## Data section
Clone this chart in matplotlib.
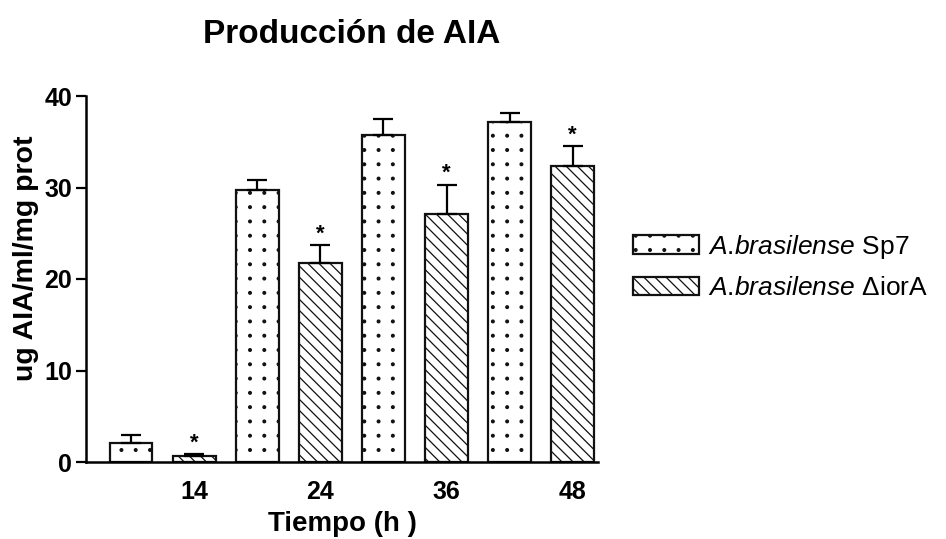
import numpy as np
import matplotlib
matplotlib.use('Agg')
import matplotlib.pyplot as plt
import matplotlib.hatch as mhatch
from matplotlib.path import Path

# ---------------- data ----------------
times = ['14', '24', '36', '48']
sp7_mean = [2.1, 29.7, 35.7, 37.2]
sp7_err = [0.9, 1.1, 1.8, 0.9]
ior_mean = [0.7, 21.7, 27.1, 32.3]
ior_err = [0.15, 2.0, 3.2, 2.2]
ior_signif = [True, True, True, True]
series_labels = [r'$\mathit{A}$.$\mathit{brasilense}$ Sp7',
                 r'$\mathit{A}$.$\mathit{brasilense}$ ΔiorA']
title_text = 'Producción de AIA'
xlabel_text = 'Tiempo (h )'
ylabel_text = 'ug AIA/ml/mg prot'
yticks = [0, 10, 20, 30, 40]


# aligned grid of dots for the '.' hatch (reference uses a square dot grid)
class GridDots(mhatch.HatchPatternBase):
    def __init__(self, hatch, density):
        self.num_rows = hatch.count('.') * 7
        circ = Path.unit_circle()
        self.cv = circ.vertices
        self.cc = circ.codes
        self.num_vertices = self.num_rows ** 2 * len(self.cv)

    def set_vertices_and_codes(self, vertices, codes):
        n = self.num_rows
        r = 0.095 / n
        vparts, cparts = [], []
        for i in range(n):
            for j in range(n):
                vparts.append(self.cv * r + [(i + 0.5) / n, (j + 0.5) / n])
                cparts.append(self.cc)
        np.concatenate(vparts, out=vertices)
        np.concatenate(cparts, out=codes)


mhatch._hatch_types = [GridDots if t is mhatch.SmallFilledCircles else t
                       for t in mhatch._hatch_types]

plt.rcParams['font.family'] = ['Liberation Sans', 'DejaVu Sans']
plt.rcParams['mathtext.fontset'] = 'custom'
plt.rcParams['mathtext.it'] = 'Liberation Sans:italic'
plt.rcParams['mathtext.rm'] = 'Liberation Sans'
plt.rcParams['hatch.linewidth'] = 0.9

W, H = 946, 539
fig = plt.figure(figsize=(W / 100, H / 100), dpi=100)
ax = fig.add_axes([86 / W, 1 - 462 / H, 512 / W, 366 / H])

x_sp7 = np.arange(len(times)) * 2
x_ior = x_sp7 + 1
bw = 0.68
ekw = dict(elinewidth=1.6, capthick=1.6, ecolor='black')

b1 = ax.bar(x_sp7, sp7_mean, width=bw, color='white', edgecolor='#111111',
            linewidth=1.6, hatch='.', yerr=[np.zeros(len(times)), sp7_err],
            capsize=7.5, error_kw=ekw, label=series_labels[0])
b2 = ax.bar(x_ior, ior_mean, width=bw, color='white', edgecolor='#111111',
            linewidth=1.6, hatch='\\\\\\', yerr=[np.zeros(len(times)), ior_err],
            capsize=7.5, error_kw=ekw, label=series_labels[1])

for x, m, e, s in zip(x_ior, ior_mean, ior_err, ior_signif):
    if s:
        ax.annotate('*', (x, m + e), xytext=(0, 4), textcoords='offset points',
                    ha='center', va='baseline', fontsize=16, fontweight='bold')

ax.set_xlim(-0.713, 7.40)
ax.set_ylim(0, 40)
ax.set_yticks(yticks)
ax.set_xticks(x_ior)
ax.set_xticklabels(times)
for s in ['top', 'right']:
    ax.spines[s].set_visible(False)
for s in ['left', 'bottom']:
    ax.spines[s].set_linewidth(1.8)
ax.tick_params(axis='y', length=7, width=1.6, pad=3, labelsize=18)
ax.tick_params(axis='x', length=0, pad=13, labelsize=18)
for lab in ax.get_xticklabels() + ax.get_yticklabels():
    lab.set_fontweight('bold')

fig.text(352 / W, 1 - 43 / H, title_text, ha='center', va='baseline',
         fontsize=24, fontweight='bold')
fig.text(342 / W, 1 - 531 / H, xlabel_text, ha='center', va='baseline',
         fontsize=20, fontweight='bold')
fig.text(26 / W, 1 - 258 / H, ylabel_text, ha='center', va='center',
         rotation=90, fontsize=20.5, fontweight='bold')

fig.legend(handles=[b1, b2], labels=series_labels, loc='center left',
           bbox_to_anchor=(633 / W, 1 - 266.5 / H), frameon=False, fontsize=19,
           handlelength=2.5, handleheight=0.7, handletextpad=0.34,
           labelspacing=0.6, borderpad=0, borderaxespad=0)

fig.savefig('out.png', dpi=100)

## Written instruction
With all pictures left out, please transcribe exactly the lines from the start of the material through the line with "yticks = [0, 10, 20, 30, 40]".

## Solution to the exercise
Clone this chart in matplotlib.
import numpy as np
import matplotlib
matplotlib.use('Agg')
import matplotlib.pyplot as plt
import matplotlib.hatch as mhatch
from matplotlib.path import Path

# ---------------- data ----------------
times = ['14', '24', '36', '48']
sp7_mean = [2.1, 29.7, 35.7, 37.2]
sp7_err = [0.9, 1.1, 1.8, 0.9]
ior_mean = [0.7, 21.7, 27.1, 32.3]
ior_err = [0.15, 2.0, 3.2, 2.2]
ior_signif = [True, True, True, True]
series_labels = [r'$\mathit{A}$.$\mathit{brasilense}$ Sp7',
                 r'$\mathit{A}$.$\mathit{brasilense}$ ΔiorA']
title_text = 'Producción de AIA'
xlabel_text = 'Tiempo (h )'
ylabel_text = 'ug AIA/ml/mg prot'
yticks = [0, 10, 20, 30, 40]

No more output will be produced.